# Start of Data for the task

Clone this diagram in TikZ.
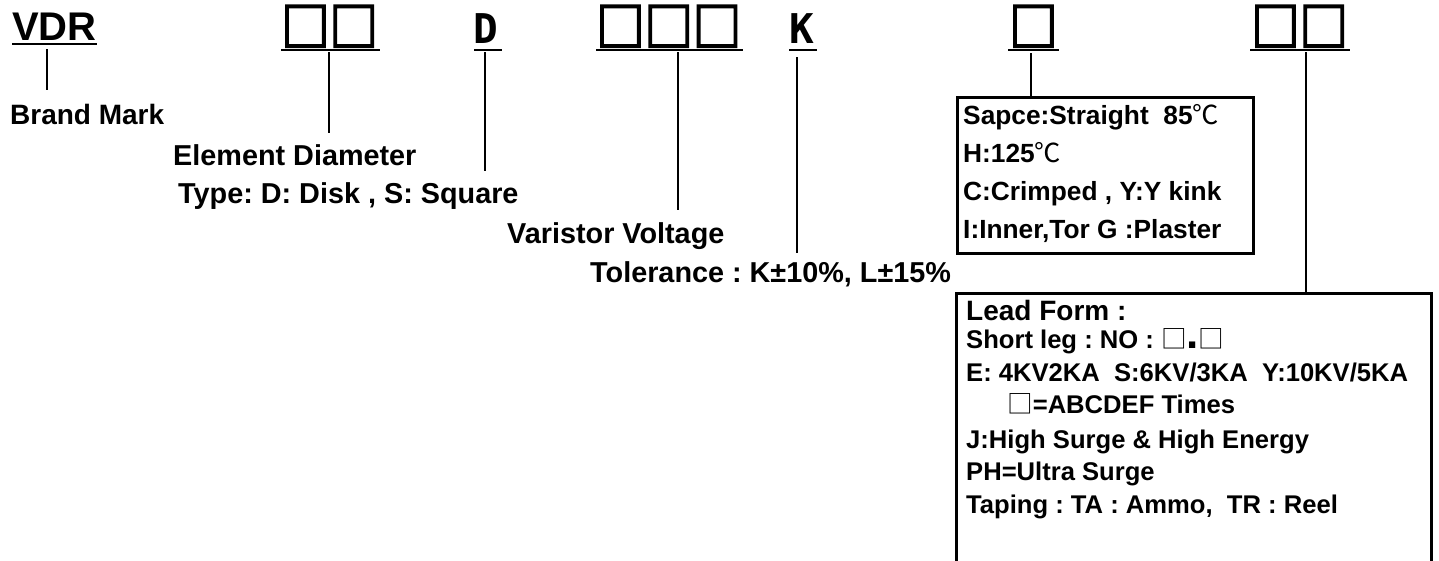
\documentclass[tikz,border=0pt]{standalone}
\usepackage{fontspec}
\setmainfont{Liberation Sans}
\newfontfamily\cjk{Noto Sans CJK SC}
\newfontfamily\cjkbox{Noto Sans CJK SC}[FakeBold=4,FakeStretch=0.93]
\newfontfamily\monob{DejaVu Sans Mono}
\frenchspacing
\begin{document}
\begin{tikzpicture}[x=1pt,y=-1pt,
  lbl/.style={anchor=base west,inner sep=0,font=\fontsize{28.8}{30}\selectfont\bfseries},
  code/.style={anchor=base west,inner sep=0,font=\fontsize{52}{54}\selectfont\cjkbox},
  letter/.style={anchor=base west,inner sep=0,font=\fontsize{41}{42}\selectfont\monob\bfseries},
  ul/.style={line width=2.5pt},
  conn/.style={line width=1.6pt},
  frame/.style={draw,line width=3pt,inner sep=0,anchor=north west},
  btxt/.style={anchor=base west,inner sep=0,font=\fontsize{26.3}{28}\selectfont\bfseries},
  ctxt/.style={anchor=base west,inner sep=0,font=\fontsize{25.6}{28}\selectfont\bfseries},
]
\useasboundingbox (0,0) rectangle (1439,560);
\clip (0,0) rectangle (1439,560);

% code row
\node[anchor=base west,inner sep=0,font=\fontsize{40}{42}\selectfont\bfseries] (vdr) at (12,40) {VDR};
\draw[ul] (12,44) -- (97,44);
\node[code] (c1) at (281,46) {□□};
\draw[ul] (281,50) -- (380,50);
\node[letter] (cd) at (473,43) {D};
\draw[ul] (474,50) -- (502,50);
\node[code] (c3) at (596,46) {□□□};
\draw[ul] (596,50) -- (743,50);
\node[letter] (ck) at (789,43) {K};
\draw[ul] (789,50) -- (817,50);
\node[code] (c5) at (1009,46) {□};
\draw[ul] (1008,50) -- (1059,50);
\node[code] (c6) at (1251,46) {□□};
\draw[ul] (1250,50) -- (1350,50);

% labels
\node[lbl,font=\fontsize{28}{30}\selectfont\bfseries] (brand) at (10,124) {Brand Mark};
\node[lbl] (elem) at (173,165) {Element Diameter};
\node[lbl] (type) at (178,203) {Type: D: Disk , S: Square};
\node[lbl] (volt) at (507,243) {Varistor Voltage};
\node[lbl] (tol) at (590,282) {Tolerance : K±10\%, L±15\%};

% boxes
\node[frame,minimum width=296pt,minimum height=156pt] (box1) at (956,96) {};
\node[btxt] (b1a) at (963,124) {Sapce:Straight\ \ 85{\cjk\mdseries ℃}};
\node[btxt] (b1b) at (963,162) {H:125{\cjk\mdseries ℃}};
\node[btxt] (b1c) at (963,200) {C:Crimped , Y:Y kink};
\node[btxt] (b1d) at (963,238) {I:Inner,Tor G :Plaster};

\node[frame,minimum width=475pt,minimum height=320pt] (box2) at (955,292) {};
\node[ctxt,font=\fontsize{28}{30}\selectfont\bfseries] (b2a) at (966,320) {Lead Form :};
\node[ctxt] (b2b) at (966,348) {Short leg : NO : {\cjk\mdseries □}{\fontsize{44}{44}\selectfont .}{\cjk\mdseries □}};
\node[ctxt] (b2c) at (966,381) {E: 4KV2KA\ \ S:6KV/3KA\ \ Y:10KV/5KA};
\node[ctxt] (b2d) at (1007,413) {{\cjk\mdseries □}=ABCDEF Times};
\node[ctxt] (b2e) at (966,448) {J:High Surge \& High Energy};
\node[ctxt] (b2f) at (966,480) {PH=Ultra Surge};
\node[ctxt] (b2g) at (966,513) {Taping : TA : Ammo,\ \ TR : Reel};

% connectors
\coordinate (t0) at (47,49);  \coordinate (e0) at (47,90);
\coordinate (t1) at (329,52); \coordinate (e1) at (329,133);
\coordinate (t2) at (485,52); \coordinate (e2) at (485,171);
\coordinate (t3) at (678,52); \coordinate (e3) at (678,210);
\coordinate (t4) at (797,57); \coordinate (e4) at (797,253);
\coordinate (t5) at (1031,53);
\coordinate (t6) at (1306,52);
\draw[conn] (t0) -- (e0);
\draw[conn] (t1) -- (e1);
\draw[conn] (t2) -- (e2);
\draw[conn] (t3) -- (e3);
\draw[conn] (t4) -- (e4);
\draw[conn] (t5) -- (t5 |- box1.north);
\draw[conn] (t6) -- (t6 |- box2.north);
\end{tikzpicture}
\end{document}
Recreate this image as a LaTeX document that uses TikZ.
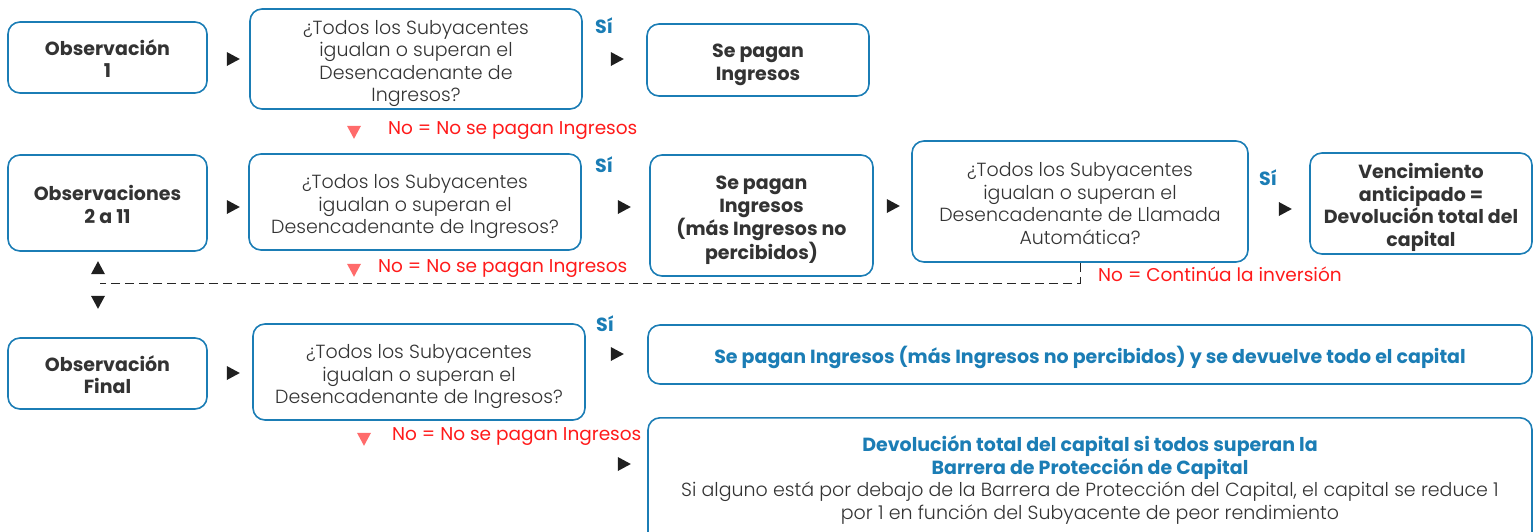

# End of Data for the task

Exercise aim —
Look through the records and gather every line containing "this".

Result of the task —
Clone this diagram in TikZ.
Recreate this image as a LaTeX document that uses TikZ.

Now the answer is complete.